Synopses & Reviews
Published in 1964, this biography of Joseph Vallence Bevan tells the story of Georgia’s first official historian. Born in Ireland, Bevan moved with his family to Georgia at a young age. He attended the University of Georgia and the College of South Carolina before continuing his education in England. There he met William Godwin, an influential political philosopher, journalist, and novelist, who wrote Letter of Advice To a Young American: On the Course of Studies It Might Be Most Advantageous for Him To Pursue for Bevan. Back in the U.S., Bevan edited the Augusta Chronicle and Georgia Gazette, studied law, served on the Georgia legislature, and became coeditor and owner of the Savannah Georgian.
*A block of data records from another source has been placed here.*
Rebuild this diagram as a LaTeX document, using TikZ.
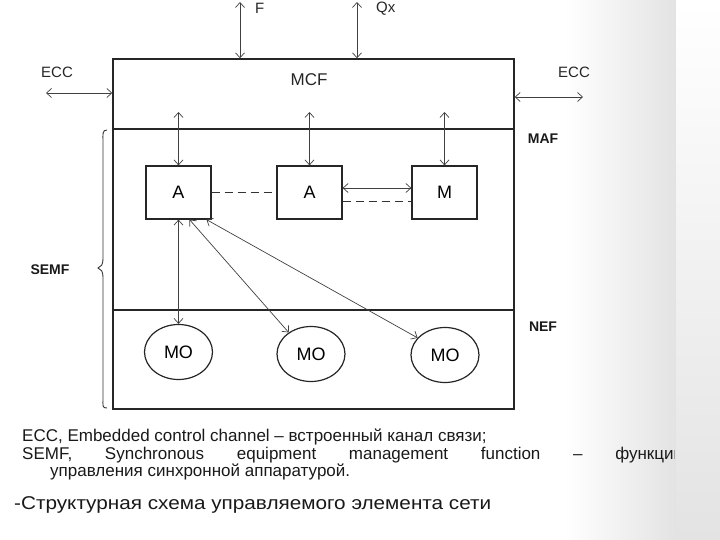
\documentclass[tikz,border=0pt]{standalone}
\usepackage{fontspec}
\setmainfont{Liberation Sans}
\newfontfamily\capfont[FakeStretch=1.12]{Liberation Sans}
\usetikzlibrary{arrows.meta,shapes.geometric}
\begin{document}
\begin{tikzpicture}[x=1pt,y=-1pt,
  region/.style={draw=black!85, line width=1.4pt, minimum width=401pt, inner sep=0pt},
  blk/.style={draw=black!85, line width=1.2pt, minimum width=65pt, minimum height=53pt, inner sep=0pt, font=\fontsize{18}{21}\selectfont},
  mo/.style={draw=black!85, line width=1.2pt, ellipse, minimum width=68pt, minimum height=55pt, inner sep=0pt, font=\fontsize{18}{21}\selectfont},
  lbl/.style={inner sep=0pt, text=black!85, font=\fontsize{15}{18}\selectfont},
  blbl/.style={inner sep=0pt, text=black!90, font=\bfseries\fontsize{14}{17}\selectfont},
  txt/.style={inner sep=0pt, text=black!90, font=\fontsize{17}{19}\selectfont},
  conn/.style={draw=black!75, line width=0.7pt, {Straight Barb[length=5pt,width=9pt]}-{Straight Barb[length=5pt,width=9pt]}},
  dsh/.style={draw=black!80, line width=1pt, dash pattern=on 8pt off 5pt}
]
\useasboundingbox (0,0) rectangle (720,540);
% scanner shadow on the right
\shade[left color=white, right color=black!11] (565,0) rectangle (676,540);
\shade[top color=white, bottom color=black!11] (676,0) rectangle (720,540);

% regions
\node[region, minimum height=70pt] (mcf) at (313.5,94) {};
\node[region, minimum height=181pt] (maf) at (313.5,219.5) {};
\node[region, minimum height=99pt] (nef) at (313.5,359.5) {};

% labels of regions
\node[lbl, font=\fontsize{17}{20}\selectfont] (mcft) at (309,80) {MCF};
\node[blbl] (maft) at (543,139) {MAF};
\node[blbl] (neft) at (543,327) {NEF};
\node[blbl] (semft) at (50,270) {SEMF};
\node[lbl] (eccl) at (57,72) {ECC};
\node[lbl] (eccr) at (574,72) {ECC};
\node[lbl, anchor=west] (ft) at (255,8.5) {F};
\node[lbl, anchor=west] (qxt) at (376,8.5) {Qx};

% blocks
\node[blk] (a1) at (178.5,192.5) {A};
\node[blk] (a2) at (309.5,192.5) {A};
\node[blk] (m) at (444.5,192.5) {M};
\node[mo] (mo1) at (178.5,352) {MO};
\node[mo] (mo2) at (311,354) {MO};
\node[mo] (mo3) at (445,355) {MO};

% free ends
\coordinate (fe) at (240,2);
\coordinate (qe) at (357,2);
\coordinate (el) at (46,93);
\coordinate (er) at (583,97);
\coordinate (t1) at (178.5,112);
\coordinate (t2) at (309.5,112);
\coordinate (t3) at (444.5,112);

% connectors
\draw[conn] (fe) -- (fe |- mcf.north);
\draw[conn] (qe) -- (qe |- mcf.north);
\draw[conn] (el) -- (el -| mcf.west);
\draw[conn] (er -| mcf.east) -- (er);
\draw[conn] (t1) -- (a1.north);
\draw[conn] (t2) -- (a2.north);
\draw[conn] (t3) -- (m.north);
\draw[dsh] (a1.east) -- (a2.west);
\draw[conn] ([yshift=4.5pt]a2.east) -- ([yshift=4.5pt]m.west);
\draw[dsh] ([yshift=-9.5pt]a2.east) -- ([yshift=-9.5pt]m.west);
\draw[conn] (a1.south) -- (mo1.north);
\draw[conn] ([xshift=11pt]a1.south) -- (mo2.136);
\draw[conn] ([xshift=28pt]a1.south) -- (mo3.148);

% brace of SEMF
\draw[draw=black!80, line width=0.9pt] (107,130) .. controls (102,130) and (103,134) .. (103,142) -- (103,258) .. controls (103,265) and (101,267) .. (98,268) .. controls (101,269) and (103,271) .. (103,278) -- (103,398) .. controls (103,406) and (102,408) .. (107,408);

% legend text
\node[txt, anchor=base west] (l1) at (22,441) {ECC, Embedded control channel – встроенный канал связи;};
\begin{scope}
\clip (0,440) rectangle (674,470);
\node[txt, anchor=base west] (l2) at (22,459) {\makebox[661pt][s]{SEMF, Synchronous equipment management function – функции}};
\end{scope}
\node[txt, anchor=base west] (l3) at (50,476) {управления синхронной аппаратурой.};
\node[txt, anchor=base west, font=\capfont\fontsize{18.5}{21}\selectfont] (cap) at (14,509) {-Структурная схема управляемого элемента сети};
\end{tikzpicture}
\end{document}
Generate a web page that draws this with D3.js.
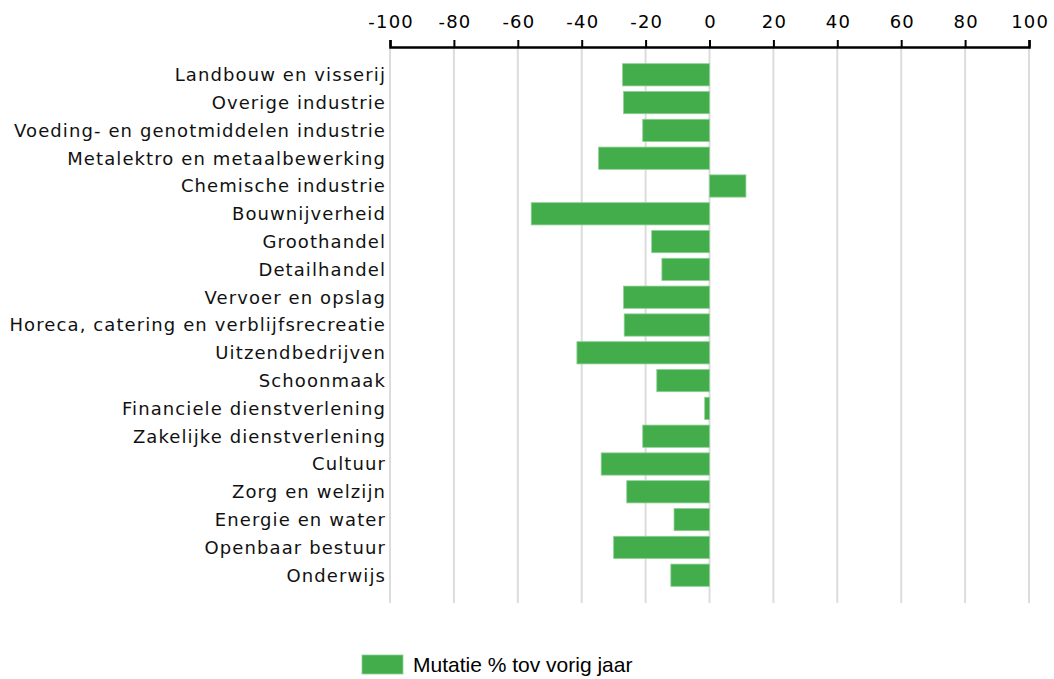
<!DOCTYPE html>
<html>
<head>
<meta charset="utf-8">
<script src="https://cdn.jsdelivr.net/npm/d3@7.9.0/dist/d3.min.js"></script>
<style>
  body { margin: 0; background: #fff; }
  svg { display: block; }
</style>
</head>
<body>
<svg id="chart" width="1054" height="679"></svg>
<script>
const categories = [
  'Landbouw en visserij', 'Overige industrie', 'Voeding- en genotmiddelen industrie',
  'Metalektro en metaalbewerking', 'Chemische industrie', 'Bouwnijverheid',
  'Groothandel', 'Detailhandel', 'Vervoer en opslag',
  'Horeca, catering en verblijfsrecreatie', 'Uitzendbedrijven', 'Schoonmaak',
  'Financiele dienstverlening', 'Zakelijke dienstverlening', 'Cultuur',
  'Zorg en welzijn', 'Energie en water', 'Openbaar bestuur', 'Onderwijs'
];
const mutatie = [
  -27.2, -26.9, -20.9, -34.7, 11.4, -55.8, -18.1, -14.9, -26.9,
  -26.7, -41.5, -16.5, -1.5, -20.9, -33.9, -25.9, -11.1, -30.0, -12.1
];
const ticks = [-100, -80, -60, -40, -20, 0, 20, 40, 60, 80, 100];
const seriesName = 'Mutatie % tov vorig jaar';

const svg = d3.select('#chart');
const plot = { left: 390, right: 1029, top: 47, bottom: 603 };

const x = d3.scaleLinear().domain([-100, 100]).range([plot.left, plot.right]);
const y = d3.scaleBand().domain(categories).range([plot.top, plot.bottom])
  .paddingInner(0.2).paddingOuter(0.6);

/*grid*/
svg.append('g').selectAll('line')
  .data(ticks)
  .join('line')
  .attr('x1', d => x(d)).attr('x2', d => x(d))
  .attr('y1', plot.top).attr('y2', plot.bottom)
  .attr('stroke', '#dcdcdc').attr('stroke-width', 2);

/*top axis, plain hyphen for negatives*/
const axis = svg.append('g')
  .attr('transform', `translate(0,${plot.top})`)
  .call(d3.axisTop(x).tickValues(ticks).tickSize(7).tickPadding(12)
    .tickFormat(d => String(d)));
axis.select('.domain').attr('stroke', '#000').attr('stroke-width', 2.5);
axis.selectAll('.tick line').attr('stroke', '#000').attr('stroke-width', 2);
axis.selectAll('.tick text')
  .attr('font-family', 'DejaVu Sans, Verdana, sans-serif')
  .attr('font-size', 18).attr('letter-spacing', 1.2)
  .attr('dx', 0.6).attr('fill', '#000');

/*bars*/
svg.append('g').selectAll('rect')
  .data(mutatie)
  .join('rect')
  .attr('x', d => x(Math.min(0, d)))
  .attr('y', (d, i) => y(categories[i]))
  .attr('width', d => Math.abs(x(d) - x(0)))
  .attr('height', y.bandwidth())
  .attr('fill', '#42ad4a')
  .attr('stroke', '#8fd095').attr('stroke-width', 0.8);

/*category labels*/
svg.append('g').selectAll('text')
  .data(categories)
  .join('text')
  .attr('x', plot.left - 4)
  .attr('y', d => y(d) + y.bandwidth() / 2)
  .attr('dy', '0.36em')
  .attr('text-anchor', 'end')
  .attr('font-family', 'DejaVu Sans, Verdana, sans-serif')
  .attr('font-size', 18)
  .attr('letter-spacing', 1.1)
  .attr('fill', '#111')
  .text(d => d);

/*legend*/
const legend = svg.append('g').attr('transform', 'translate(362,655)');
legend.append('rect')
  .attr('width', 41).attr('height', 19)
  .attr('fill', '#42ad4a').attr('stroke', '#8fd095').attr('stroke-width', 0.8);
legend.append('text')
  .attr('x', 51).attr('y', 10).attr('dy', '0.35em')
  .attr('font-family', 'Liberation Sans, Arial, sans-serif')
  .attr('font-size', 21).attr('fill', '#000')
  .text(seriesName);
</script>
</body>
</html>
In 1824, by recommendation of Governor George M. Troup, the legislature appointed Bevan as the first official historian of Georgia. His main duties were to arrange the state archives, publish selections from the archives, and to write a history of the state. Bevan was unable to complete a history of Georgia before his death in 1830 at the young age of thirty-two. However, he paved the road for future historians making important acquisitions of transcripts from Great Britain which describe the colonial history of Georgia.
About the Author
E. Merton Coulter came to the University of Georgia as an associate professor in 1919; he was named an emeritus professor of history in 1958 and continued to work on campus until his death in 1981. During his distinguished career, he wrote or edited more than thirty books and his contributions to periodicals were extensive. Coulter was coeditor of the ten–volume History of the South and author of two of the volumes in the series; he also served as editor of the Georgia Historical Quarterly for fifty years.